During these stressful times, parents tend to do whatever is necessary to protect their children, and this is a normal behavior that is sometimes necessary. However, always rescuing our kids is not beneficial for them in the long run.
Stories of the harmful effects of over-parenting and constant rescuing flood our news media. From parents contacting college professors to argue grades, to calling employers to lobby for their grown kids' raises, to suing schools for having the boldness to kick kids off sports teams for refusing to practice, to kids having no idea how to support themselves financially as young adults—it is mind-boggling. In recent years, we have even seen extreme examples of this with the college admissions scandals.
Jim Fay warned us about helicopter parenting way back in the 1970s and his words have proven true. Fewer young adults feel responsible for their own destinies and more of them are living at home without much ambition to leave. More grandparents are taking care of their kids' offspring as well as their kids' debts.
At Love and Logic, we want to change the world. We want to help parents raise more responsible young people who can solve problems and take care of themselves out in the world. We know they can do it. All they really need are messages that say they can along with some practice.
If you wanted your child to play the accordion, but never allowed him or her to hold one (because it is too heavy), would you be surprised if he or she never got very good at it?

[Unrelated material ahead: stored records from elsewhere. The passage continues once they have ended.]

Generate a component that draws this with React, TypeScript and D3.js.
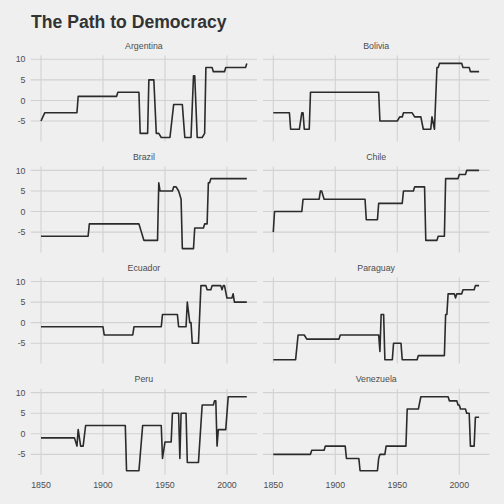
import React from "react";
import * as d3 from "d3";

// polity scores, [year, score] at each corner of the step line
const argentina = [[1850,-5],[1853,-3],[1879,-3],[1880,1],[1911,1],[1912,2],[1929,2],[1930,-8],[1936,-8],[1937,5],[1941,5],[1943,-8],[1945,-8],[1947,-9],[1954,-9],[1957,-1],[1964,-1],[1966,-9],[1971,-9],[1973,6],[1974,6],[1976,-9],[1980,-9],[1982,-8],[1983,8],[1988,8],[1989,7],[1998,7],[1999,8],[2015,8],[2016,9]];
const bolivia = [[1850,-3],[1863,-3],[1864,-7],[1871,-7],[1873,-3],[1874,-3],[1875,-7],[1879,-7],[1880,2],[1935,2],[1936,-5],[1950,-5],[1952,-4],[1954,-4],[1955,-3],[1962,-3],[1964,-4],[1969,-4],[1971,-7],[1977,-7],[1978,-4],[1980,-7],[1982,8],[1983,8],[1984,9],[2002,9],[2003,8],[2008,8],[2009,7],[2016,7]];
const brazil = [[1850,-6],[1888,-6],[1889,-3],[1929,-3],[1931,-5],[1932,-6],[1933,-7],[1944,-7],[1945,7],[1946,5],[1956,5],[1957,6],[1959,6],[1961,5],[1962,4],[1963,3],[1964,-9],[1973,-9],[1974,-4],[1981,-4],[1982,-3],[1984,-3],[1985,7],[1986,7],[1987,8],[2016,8]];
const chile = [[1850,-5],[1851,0],[1873,0],[1874,3],[1887,3],[1888,5],[1889,5],[1891,3],[1924,3],[1925,-2],[1934,-2],[1935,2],[1954,2],[1955,5],[1963,5],[1964,6],[1972,6],[1973,-7],[1982,-7],[1983,-6],[1988,-6],[1989,8],[1999,8],[2000,9],[2005,9],[2006,10],[2016,10]];
const ecuador = [[1850,-1],[1900,-1],[1901,-3],[1924,-3],[1925,-1],[1947,-1],[1948,2],[1960,2],[1961,-1],[1967,-1],[1968,5],[1970,0],[1971,0],[1972,-5],[1977,-5],[1979,9],[1983,9],[1984,8],[1987,8],[1988,9],[1995,9],[1996,8],[1997,9],[1998,9],[2000,6],[2004,6],[2005,7],[2006,5],[2016,5]];
const paraguay = [[1850,-9],[1868,-9],[1870,-3],[1875,-3],[1877,-4],[1903,-4],[1904,-3],[1935,-3],[1936,-7],[1937,2],[1939,2],[1940,-9],[1946,-9],[1947,-5],[1953,-5],[1954,-9],[1966,-9],[1967,-8],[1988,-8],[1989,2],[1990,2],[1991,7],[1996,7],[1997,6],[1998,7],[2002,7],[2003,8],[2012,8],[2013,9],[2016,9]];
const peru = [[1850,-1],[1877,-1],[1879,-3],[1880,1],[1882,-3],[1884,-3],[1886,2],[1918,2],[1919,-9],[1929,-9],[1932,2],[1947,2],[1948,-6],[1950,-2],[1955,-2],[1956,5],[1961,5],[1962,-6],[1963,5],[1967,5],[1968,-7],[1977,-7],[1980,7],[1989,7],[1990,8],[1991,8],[1992,-3],[1993,1],[1999,1],[2001,9],[2016,9]];
const venezuela = [[1850,-5],[1880,-5],[1881,-4],[1891,-4],[1892,-3],[1908,-3],[1909,-6],[1919,-6],[1920,-9],[1934,-9],[1935,-6],[1936,-5],[1940,-5],[1941,-3],[1957,-3],[1958,6],[1967,6],[1969,9],[1991,9],[1992,8],[1998,8],[1999,7],[2000,7],[2001,6],[2005,6],[2006,5],[2008,5],[2009,-3],[2012,-3],[2013,4],[2016,4]];

const countries = ["Argentina", "Bolivia", "Brazil", "Chile", "Ecuador", "Paraguay", "Peru", "Venezuela"];
const series = [argentina, bolivia, brazil, chile, ecuador, paraguay, peru, venezuela];
const xTicks = [1850, 1900, 1950, 2000];
const yTicks = [-5, 0, 5, 10];

const title = "The Path to Democracy";
const bg = "#EFEFEF";
const grid = "#D2D2D2";
const font = "'Liberation Sans', Arial, Helvetica, sans-serif";

const panelW = 226.4;
const panelH = 86;
const colX = [30.7, 263];
const rowY = [55.4, 166.5, 277.6, 388.7];

export default function App() {
  const allX = series.flat().map((d) => d[0]);
  const allY = series.flat().map((d) => d[1]);
  const [x0, x1] = d3.extent(allX) as [number, number];
  const [y0, y1] = d3.extent(allY) as [number, number];
  const dx = (x1 - x0) * 0.05;
  const dy = (y1 - y0) * 0.05;

  const x = d3.scaleLinear().domain([x0 - dx, x1 + dx]).range([0, panelW]);
  const y = d3.scaleLinear().domain([y0 - dy, y1 + dy]).range([panelH, 0]);
  const line = d3
    .line<number[]>()
    .x((d) => x(d[0]))
    .y((d) => y(d[1]));

  return (
    <div style={{ position: "absolute", left: 0, top: 0 }}>
      <svg width={504} height={504} style={{ display: "block", fontFamily: font }}>
        <rect width={504} height={504} fill={bg} />
        <text x={31} y={27.5} fontSize={17.6} fontWeight="bold" fill="#333333">
          {title}
        </text>
        {countries.map((name, i) => {
          const col = i % 2;
          const row = Math.floor(i / 2);
          return (
            <g key={name} transform={`translate(${colX[col]},${rowY[row]})`}>
              <text x={panelW / 2} y={-6.5} textAnchor="middle" fontSize={8.8} fill="#4D4D4D">
                {name}
              </text>
              {yTicks.map((t) => (
                <line key={"h" + t} x1={0} x2={panelW} y1={y(t)} y2={y(t)} stroke={grid} strokeWidth={1.1} />
              ))}
              {xTicks.map((t) => (
                <line key={"v" + t} x1={x(t)} x2={x(t)} y1={0} y2={panelH} stroke={grid} strokeWidth={1.1} />
              ))}
              <path d={line(series[i] as number[][]) || ""} fill="none" stroke="#2B2B2B" strokeWidth={1.6} strokeLinejoin="round" />
              {col === 0 &&
                yTicks.map((t) => (
                  <text key={"yl" + t} x={-5.2} y={y(t)} dy="0.35em" textAnchor="end" fontSize={8.8} fill="#4D4D4D">
                    {t}
                  </text>
                ))}
              {row === 3 &&
                xTicks.map((t) => (
                  <text key={"xl" + t} x={x(t)} y={panelH + 13.3} textAnchor="middle" fontSize={8.8} fill="#4D4D4D">
                    {t}
                  </text>
                ))}
            </g>
          );
        })}
      </svg>
    </div>
  );
}
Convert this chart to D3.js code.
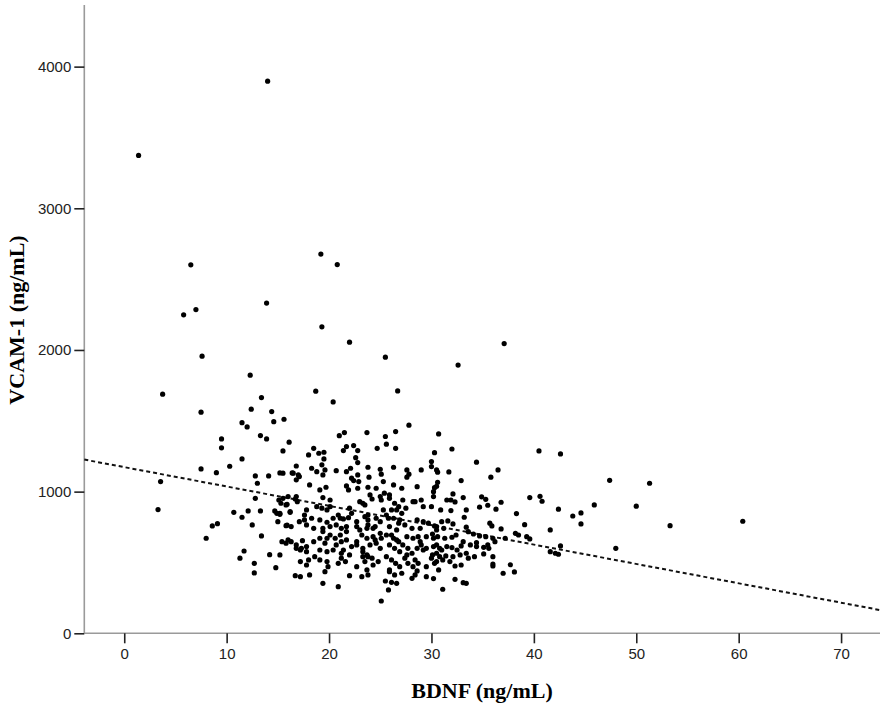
<!DOCTYPE html>
<html>
<head>
<meta charset="utf-8">
<script src="https://cdn.jsdelivr.net/npm/d3@7"></script>
<style>
  body { margin: 0; background: #fff; }
  svg { display: block; }
</style>
</head>
<body>
<div id="chart"></div>
<script>
// axis ticks
var xTicks = [0, 10, 20, 30, 40, 50, 60, 70];
var yTicks = [0, 1000, 2000, 3000, 4000];

// fit line: VCAM-1 = a + b * BDNF
var fitIntercept = 1173;
var fitSlope = -13.67;

// [BDNF, VCAM-1]
var points = [
  // sparse high values
  [1.4,3373],[14.0,3897],[6.5,2601],[19.2,2677],[20.8,2603],[13.9,2331],[7.0,2285],[5.8,2248],
  [19.3,2163],[22.0,2055],[37.1,2045],[25.5,1949],[7.6,1956],[32.6,1893],[12.3,1822],[3.75,1688],
  [18.7,1709],[26.7,1711],[13.4,1664],[20.4,1633],[7.5,1561],[12.4,1582],[14.4,1565],[15.6,1511],
  [14.6,1494],[11.5,1487],[12.0,1457],[27.8,1469],
  // right tail
  [47.4,1080],[51.3,1059],[45.9,906],[50.0,897],[44.6,850],[44.6,772],[53.3,760],[60.4,791],[48.0,600],
  // 30-44
  [30.7,1407],[32.0,1301],[30.3,1275],[40.5,1287],[42.6,1266],[34.4,1208],[30.0,1212],[30.0,1177],
  [36.5,1153],[30.6,1137],[31.7,1139],[35.8,1102],[32.9,1078],[30.6,1066],[30.5,1038],[30.3,1028],
  [30.2,965],[32.1,984],[31.5,941],[31.9,941],[32.3,927],[33.1,958],[34.9,963],[35.3,946],[35.5,904],
  [34.7,890],[36.8,925],[36.3,876],[39.6,958],[40.6,967],[40.8,932],[42.4,876],[43.8,828],[38.3,845],
  [33.4,871],[30.9,871],[31.9,866],[33.2,819],[39.1,767],[35.7,777],[35.9,758],[36.8,737],[41.6,730],
  [31.0,788],[31.6,793],[32.1,772],[30.3,758],[30.1,701],[30.6,682],[31.3,671],[32.0,678],[32.4,694],
  [33.4,749],[33.6,717],[34.1,701],[34.7,687],[35.3,682],[36.0,671],[37.2,671],[38.2,706],[38.5,694],
  [39.3,682],[39.6,666],[33.1,647],[32.9,617],[33.8,624],[34.4,640],[34.4,612],[35.1,607],[35.5,624],
  [35.6,600],[36.2,647],[30.2,612],[30.8,600],[31.5,612],[32.0,605],[32.5,588],[30.1,553],[30.8,541],
  [31.4,546],[32.1,541],[32.8,553],[33.4,565],[33.6,530],[30.3,494],[31.1,518],[31.8,506],[32.3,475],
  [32.9,482],[34.2,541],[35.1,560],[36.0,541],[36.0,489],[36.0,475],[37.7,484],[37.0,424],[38.1,433],
  [30.2,386],[32.3,381],[33.1,357],[33.4,353],[31.1,311],[41.6,576],[42.1,565],[42.4,558],[42.6,617],
  // 15-30, lower band
  [15.5,953],[16.7,948],[15.9,911],[19.4,958],[20.1,941],[18.8,894],[19.3,883],[19.8,871],[17.8,871],
  [23.0,929],[23.5,906],[24.2,948],[25.1,941],[25.9,953],[26.4,918],[27.2,941],[27.5,883],[26.6,871],
  [25.3,871],[28.4,929],[29.2,894],[22.0,883],[22.2,847],[15.2,847],[16.2,859],
  [17.6,835],[18.3,812],[17.1,788],[17.8,765],[15.8,760],[16.3,753],[19.1,800],[19.8,784],[20.4,812],
  [20.9,835],[21.4,807],[21.9,816],[20.7,765],[20.1,753],[19.4,741],[21.2,741],[21.7,753],
  [22.7,788],[23.5,823],[23.8,800],[24.6,812],[25.0,788],[24.5,753],[23.7,741],[23.0,730],
  [25.6,835],[26.3,812],[26.8,777],[25.9,753],[27.4,765],[28.1,741],[28.6,800],[29.2,788],[29.7,777],
  [28.9,741],[30.5,730],[26.6,730],
  [15.4,647],[16.0,659],[16.8,624],[17.3,600],[17.8,612],[18.5,647],[19.1,671],[19.6,636],[20.1,694],
  [20.6,671],[20.7,624],[21.2,647],[21.7,659],[22.2,612],[22.7,624],[21.4,588],[20.4,588],[19.8,576],
  [23.2,694],[23.7,671],[24.3,682],[25.0,706],[24.6,636],[24.0,624],[23.3,600],[25.0,600],
  [25.6,694],[26.3,671],[26.8,647],[27.2,624],[27.7,600],[25.9,624],[26.4,600],[26.9,576],[28.2,671],
  [28.9,647],[29.5,682],[30.2,671],[30.5,624],[28.6,600],[29.2,588],
  [17.2,506],[17.8,482],[18.6,541],[19.1,518],[19.8,506],[19.9,470],[20.9,494],[21.2,530],[22.0,553],
  [22.7,470],[23.3,541],[23.5,506],[23.7,447],[23.8,412],[24.3,482],[23.2,400],
  [25.6,541],[26.1,518],[26.5,494],[26.9,470],[27.4,530],[27.7,494],[28.2,470],[25.9,447],[26.4,412],
  [29.5,470],[30.0,530],[30.5,506],
  [16.7,407],[17.2,400],[18.1,412],[19.4,353],[20.9,329],[22.0,407],[25.5,369],[26.1,360],[26.6,353],
  [25.8,306],[25.1,228],[29.5,400],[28.1,388],[28.6,440],
  // dense core, second reading
  [21.7,718],[21.1,694],[21.2,565],[21.6,506],[22.7,647],[23.3,576],[23.8,541],[17.6,800],[18.5,741],
  [19.4,718],[19.8,671],[16.8,600],[17.8,576],[18.0,518],[19.1,588],[19.6,435],[22.7,753],[23.8,765],
  [16.3,647],[20.1,894],[21.1,812],
  [26.8,894],[26.1,871],[27.1,847],[30.0,894],[23.8,835],[25.8,812],[26.9,800],[30.5,753],[31.2,741],
  [24.3,741],[24.5,659],[25.1,671],[26.1,694],[26.6,659],[27.6,553],[28.1,565],[28.4,518],[28.7,494],
  [29.0,624],[29.5,600],[30.5,565],[31.0,588],[23.7,553],[24.2,530],[24.8,506],[25.9,435],[27.1,424],
  [28.4,412],[30.7,447],[27.6,682],[28.7,682],
  // 15-30, upper band
  [16.1,1349],[15.5,1287],[21.0,1395],[21.5,1417],[23.7,1417],[25.5,1389],[25.6,1335],[26.5,1424],
  [26.5,1306],[18.5,1306],[18.0,1259],[19.0,1271],[19.5,1278],[19.5,1231],[21.4,1290],[21.7,1318],
  [22.4,1325],[22.8,1290],[22.6,1240],[22.8,1205],[24.7,1306],[30.5,1153],
  [16.8,1181],[16.5,1130],[17.0,1118],[16.8,1083],[15.5,1130],
  [18.3,1165],[18.8,1141],[19.4,1118],[19.3,1189],[19.6,1153],
  [20.7,1148],[21.7,1141],[22.1,1165],[22.2,1095],[22.8,1118],[22.4,1078],[21.9,1012],[22.8,1024],
  [21.7,1040],[23.8,1172],[23.9,1102],[25.0,1158],[25.1,1123],[25.3,1071],[26.3,1172],[27.6,1153],
  [27.8,1123],[27.6,1102],[29.0,1153],
  [22.9,1071],[23.8,1031],[24.6,1024],[25.4,989],[26.3,1047],[27.1,1024],[24.0,977],[23.3,918],
  [25.0,965],[25.9,977],[18.1,1047],[19.1,1012],[19.7,1031],[16.0,965],
  [28.6,1035],[30.2,1000],[29.0,941],[28.2,929],
  // below 17
  [13.3,1396],[13.9,1372],[9.5,1372],[9.5,1309],[11.5,1231],[7.5,1160],[9.0,1134],[10.3,1179],
  [3.55,1071],[3.3,873],
  [12.8,1111],[14.1,1111],[15.2,1132],[16.4,1132],[17.1,1106],[13.0,1059],[12.8,953],[15.1,941],
  [15.3,918],[15.8,906],[16.8,965],[16.9,929],[16.2,854],
  [10.7,854],[11.5,819],[12.1,864],[13.3,864],[14.7,864],[14.9,847],[15.2,840],
  [8.6,758],[9.1,774],[8.0,671],[12.5,765],[15.0,788],[15.9,763],[13.4,687],[15.8,636],
  [11.7,581],[11.3,530],[12.7,494],[12.7,426],[14.2,555],[15.2,553],[14.8,463],[17.2,588],[17.4,654]
];

var width = 886, height = 708;
var xMin = -3.9, xMax = 73.8, yMax = 4435;

var svg = d3.select("#chart").append("svg")
  .attr("width", width)
  .attr("height", height);

var x = d3.scaleLinear().domain([xMin, xMax]).range([84.3, 880]);
var y = d3.scaleLinear().domain([0, yMax]).range([633.3, 5]);

// axis lines (grey)
svg.append("line")
  .attr("x1", x(xMin)).attr("x2", x(xMin))
  .attr("y1", y(0)).attr("y2", y(yMax))
  .style("stroke", "#9a9a9a").style("stroke-width", 1.6);
svg.append("line")
  .attr("x1", x(xMin)).attr("x2", x(xMax))
  .attr("y1", y(0)).attr("y2", y(0))
  .style("stroke", "#9a9a9a").style("stroke-width", 1.6);

// x axis ticks + labels
var xAxis = svg.append("g").attr("transform", "translate(0," + y(0) + ")")
  .call(d3.axisBottom(x).tickValues(xTicks).tickSize(10).tickPadding(5).tickFormat(d3.format("d")));
xAxis.select(".domain").remove();
xAxis.selectAll(".tick line").style("stroke", "#222").style("stroke-width", 1.6);
xAxis.selectAll("text")
  .style("font-family", "Liberation Sans, Arial, sans-serif")
  .style("font-size", "15px").style("fill", "#222");

// y axis ticks + labels
var yAxis = svg.append("g").attr("transform", "translate(" + x(xMin) + ",0)")
  .call(d3.axisLeft(y).tickValues(yTicks).tickSize(10).tickPadding(3).tickFormat(d3.format("d")));
yAxis.select(".domain").remove();
yAxis.selectAll(".tick line").style("stroke", "#222").style("stroke-width", 1.6);
yAxis.selectAll("text")
  .style("font-family", "Liberation Sans, Arial, sans-serif")
  .style("font-size", "15px").style("fill", "#222");

// fit line (dashed)
svg.append("line")
  .attr("x1", x(xMin)).attr("y1", y(fitIntercept + fitSlope * xMin))
  .attr("x2", x(xMax)).attr("y2", y(fitIntercept + fitSlope * xMax))
  .style("stroke", "#111")
  .style("stroke-width", 2)
  .style("stroke-dasharray", "4,3");

// points
svg.append("g").selectAll("circle")
  .data(points)
  .enter()
  .append("circle")
  .attr("cx", function(d) { return x(d[0]); })
  .attr("cy", function(d) { return y(d[1]); })
  .attr("r", 2.6)
  .style("fill", "#000");

// axis titles
svg.append("text")
  .attr("x", 482).attr("y", 698)
  .attr("text-anchor", "middle")
  .style("font-family", "Liberation Serif, Times New Roman, serif")
  .style("font-weight", "bold")
  .style("font-size", "22px")
  .text("BDNF (ng/mL)");

svg.append("text")
  .attr("transform", "translate(24,320) rotate(-90)")
  .attr("text-anchor", "middle")
  .style("font-family", "Liberation Serif, Times New Roman, serif")
  .style("font-weight", "bold")
  .style("font-size", "22px")
  .text("VCAM-1 (ng/mL)");
</script>
</body>
</html>
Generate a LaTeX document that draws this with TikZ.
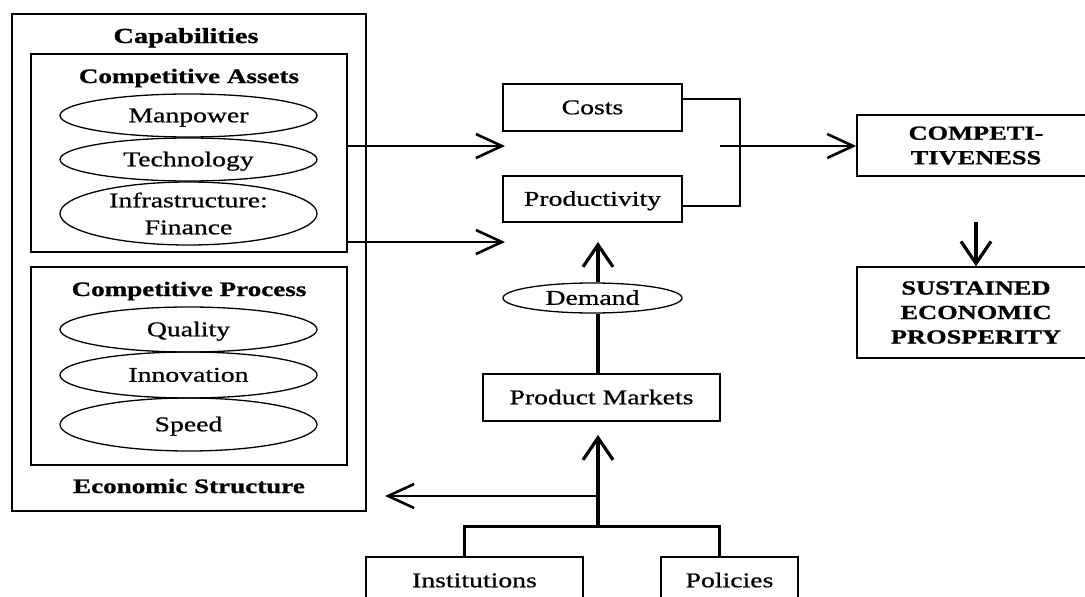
\documentclass[tikz,border=0pt]{standalone}
\usepackage{fontspec}
\setmainfont{Liberation Serif}[FakeStretch=1.32, UprightFeatures={FakeBold=0.8}, BoldFeatures={FakeBold=1.0}]
\usetikzlibrary{arrows.meta,shapes.geometric}
\begin{document}
\begin{tikzpicture}[x=1pt,y=-1pt,
  font=\fontsize{21}{25}\selectfont,
  frame/.style={draw, rectangle, line width=1.5pt, inner sep=0pt},
  box/.style={draw, rectangle, line width=1.5pt, inner sep=0pt, text height=13.5pt, text depth=0pt},
  bigbox/.style={draw, rectangle, line width=1.5pt, inner sep=0pt, align=center,
     font=\fontsize{20}{24.5}\selectfont\bfseries},
  oval/.style={draw, ellipse, line width=1.3pt, inner sep=0pt, minimum width=257pt},
  one/.style={text height=13.5pt, text depth=0pt},
  title/.style={anchor=base, font=\fontsize{20.5}{24}\selectfont\bfseries},
  harrow/.style={line width=2.6pt, -{Straight Barb[length=26pt,width=24pt]}},
  varrow/.style={line width=3.2pt, -{Straight Barb[length=22pt,width=30pt]}},
  thickline/.style={line width=3pt},
  thinline/.style={line width=1.5pt}]
\useasboundingbox (0,0) rectangle (1085,597);

% left block
\node[frame, minimum width=354pt, minimum height=497pt] (cap) at (189,262.5) {};
\node[frame, minimum width=316pt, minimum height=198pt] (assets) at (189,153) {};
\node[frame, minimum width=316pt, minimum height=198pt] (proc) at (189,366) {};
\node[title, font=\fontsize{21.5}{24}\selectfont\bfseries] (capt) at (186,43) {Capabilities};
\node[title] (asst) at (189,83) {Competitive Assets};
\node[title] (proct) at (189,296) {Competitive Process};
\node[title] (ecot) at (189,493) {Economic Structure};

\node[oval, one, minimum height=43pt] (man) at (188.5,115.5) {Manpower};
\node[oval, one, minimum height=43pt] (tech) at (188.5,159.5) {Technology};
\node[oval, minimum height=63pt, align=center, font=\fontsize{21}{27}\selectfont] (infra) at (188.5,213.5) {Infrastructure:\\Finance};
\node[oval, one, minimum height=45pt] (qual) at (188.5,329.5) {Quality};
\node[oval, one, minimum height=46pt] (innov) at (188.5,375) {Innovation};
\node[oval, one, minimum height=53pt] (speed) at (188.5,424.5) {Speed};

% middle
\node[box, minimum width=179pt, minimum height=47pt] (costs) at (592.5,107.5) {Costs};
\node[box, minimum width=179pt, minimum height=46pt] (prodv) at (592.5,199) {Productivity};
\node[oval, one, minimum width=179pt, minimum height=30pt] (dem) at (592.5,298) {Demand};
\node[box, minimum width=237pt, minimum height=47pt] (pm) at (601.5,397.5) {Product Markets};
\node[box, minimum width=217pt, minimum height=47pt] (inst) at (474.5,580.5) {Institutions};
\node[box, minimum width=137pt, minimum height=47pt] (pol) at (729.5,580.5) {Policies};

% right
\node[bigbox, minimum width=238pt, minimum height=61pt] (comp) at (976,145.5) {COMPETI-\\TIVENESS};
\node[bigbox, minimum width=238pt, minimum height=91pt] (sust) at (976,312.5) {SUSTAINED\\ECONOMIC\\PROSPERITY};

% coordinates
\coordinate (a1) at (505,146);
\coordinate (a2) at (505,242);
\coordinate (b1) at (740,99);
\coordinate (b2) at (740,206);
\coordinate (o1) at (720,146);
\coordinate (d1) at (976,222);
\coordinate (u1) at (598,242);
\coordinate (u2) at (598,435);
\coordinate (j) at (598,526);
\coordinate (l1) at (385,496);
\coordinate (k1) at (464,526);
\coordinate (k2) at (719,526);

% connectors
\draw[harrow] (assets.east |- a1) -- (a1);
\draw[harrow] (assets.east |- a2) -- (a2);
\draw[thinline] (costs.east |- b1) -- (b1) -- (b2) -- (prodv.east |- b2);
\draw[harrow] (o1) -- (comp.west |- o1);
\draw[varrow] (d1) -- (sust.north);
\draw[varrow] (dem.north -| u1) -- (u1);
\draw[line width=3.2pt] (pm.north -| u1) -- (dem.south -| u1);
\draw[varrow] (j) -- (u2);
\draw[harrow] (j |- l1) -- (l1);
\draw[thickline] (inst.north -| k1) -- (k1) -- (k2) -- (pol.north -| k2);
\end{tikzpicture}
\end{document}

Often, we do the same thing with solving problems. Kids who never practice solving problems will not magically get better at it. They need repetitions working on and struggling with solving problems.
Rescuing our kids gives them messages that they are weak and can result in them developing a sense of low personal worth. Protecting them from the natural consequences of their decisions deprives them of the opportunity to learn how to make decisions on their own.
What if more adults resisted their urge to jump in and solve problems for kids? What if they said something like, "Wow, that's a tough one, but if any kid can figure it out, you can! Let me know what you decide to do."
Could our world use a few more kids who weren't rendered helpless by too much interference? We believe that the Love and Logic approach to helping kids to make responsible decisions is a better alternative than always rescuing them. For tips on how to help kids learn to make responsible decisions, listen to our audio, Four Steps to Responsibility.
Thanks for reading!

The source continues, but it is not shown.